The bill on which Cline voted AYE passed the House in the last session of Congress, but was not acted on in the Senate. So the House sponsors reintroduced it this year.

But when the bill came up for a vote in the current session, as I reported, Cline voted NO.

What I didn’t realize until now is that that the bill Cline voted for in September 2020 and the bill he voted against in May 2021 are word-for-word exactly the same.

See for yourself: Here is the text of the 2020 Pregnant Workers Fairness Act which Cline supported. Here is the text of the 2021 Pregnant Workers Fairness Act which Cline opposed.

The bill would require private-sector employers with 15 or more workers to make “reasonable accommodations” for pregnant employees. Those accommodations could come in the form of water and bathroom breaks, stools, or a reduction in lifting requirements.

The bill would also protect workers from retaliation after making those requests and from being forced into taking unpaid leave.

So why, between September and May, did Cline change his mind and decide that he didn’t want to protect the rights of pregnant workers after all?

Ask him.
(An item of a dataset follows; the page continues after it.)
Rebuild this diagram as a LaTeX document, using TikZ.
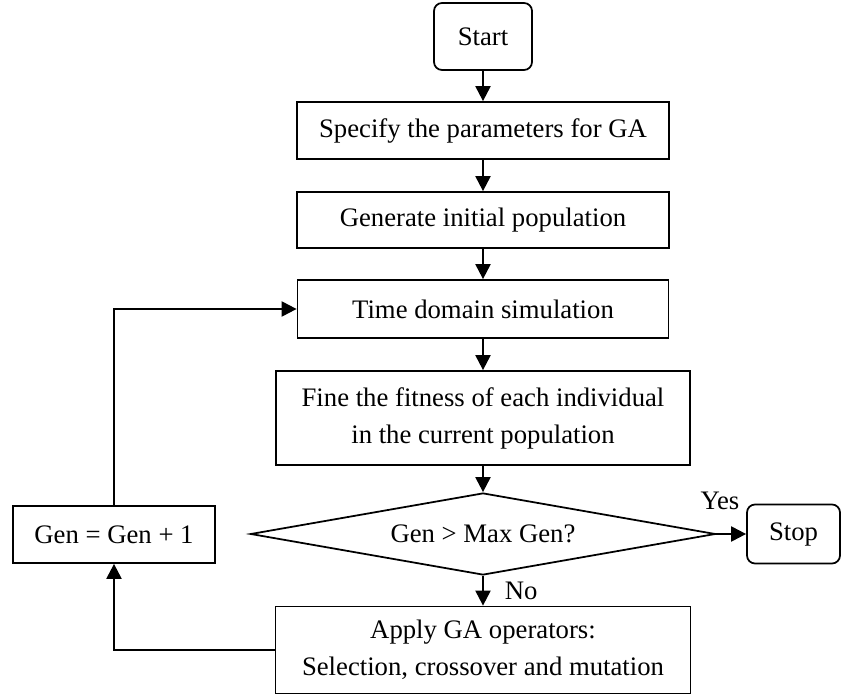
\documentclass[tikz,border=0pt]{standalone}
\usepackage{fontspec}
\setmainfont{Liberation Serif}
\usetikzlibrary{shapes.geometric, arrows.meta}

\begin{document}
\begin{tikzpicture}[font=\fontsize{15.2}{21}\selectfont,
    box/.style={draw,line width=1pt,align=center,inner sep=0pt},
    term/.style={box,rounded corners=0.16cm},
    dec/.style={draw,line width=1pt,diamond,aspect=5.67,inner sep=0pt},
    arr/.style={line width=1.2pt,-{Triangle[length=0.3cm,width=0.3cm]}}]
            \useasboundingbox (0,0) rectangle (16.88,-13.92);
            \node[term,minimum width=1.96cm,minimum height=1.34cm] (start) at (9.66,-0.73) {Start};
            \node[box,minimum width=7.44cm,minimum height=1.14cm] (spec) at (9.66,-2.61) {Specify the parameters for GA};
            \node[box,minimum width=7.44cm,minimum height=1.12cm] (init) at (9.66,-4.40) {Generate initial population};
            \node[box,minimum width=7.42cm,minimum height=1.16cm] (sim) at (9.66,-6.18) {Time domain simulation};
            \node[box,minimum width=8.28cm,minimum height=1.88cm] (fit) at (9.66,-8.36) {Fine the fitness of each individual\\in the current population};
            \node[dec,minimum width=9.3cm,minimum height=1.64cm] (check) at (9.66,-10.68) {Gen > Max Gen?};
            \node[term,minimum width=1.86cm,minimum height=1.18cm] (stop) at (15.87,-10.68) {Stop};
            \node[box,minimum width=8.3cm,minimum height=1.74cm] (ops) at (9.66,-13.0) {Apply GA operators:\\Selection, crossover and mutation};
            \node[box,minimum width=4.04cm,minimum height=1.14cm] (gen) at (2.28,-10.69) {Gen = Gen + 1};
            \draw[arr] (start) -- (spec);
            \draw[arr] (spec) -- (init);
            \draw[arr] (init) -- (sim);
            \draw[arr] (sim) -- (fit);
            \draw[arr] (fit) -- (check);
            \draw[arr] (check.east) -- node[pos=0.12,above=0.35cm]{Yes} (stop.west);
            \draw[arr] (check.south) -- node[right=0.3cm]{No} (ops.north);
            \draw[arr] (ops.west) -| (gen.south);
            \draw[arr] (gen.north) |- (sim.west);
        \end{tikzpicture}
\end{document}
Please.

Guess who voted NO?

The Roanoke Times reports:

A smoother ride on the Blue Ridge Parkway, a better bridge to the Roaring Run Recreation Area and improvements to the Virginia Creeper Trail are on the list of regional projects to be funded by the federal government.

Nearly $1.5 million for projects in the George Washington and Jefferson National Forests is proposed under the Great American Outdoors Act in the coming fiscal year, the U.S. Forest Service said Friday.
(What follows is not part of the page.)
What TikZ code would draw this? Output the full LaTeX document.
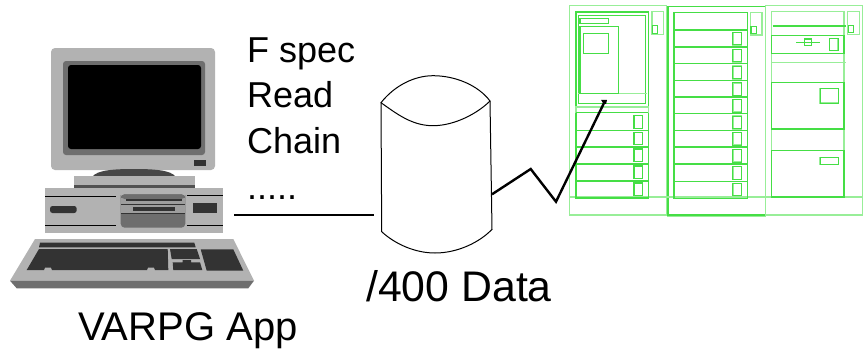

Another $32.8 million will go to repave a 24-mile stretch of the Blue Ridge Parkway from near Bedford to just south of Roanoke Mountain. A construction timeline will not be known until a contact is awarded, according to parkway spokeswoman Leesa Brandon.

Let’s make sure that every resident of the Sixth District who enjoys these amenities, every business owner who benefits from the increase in visitors, every worker who is gainfully employed on these projects, knows that Congressman Cline voted NO.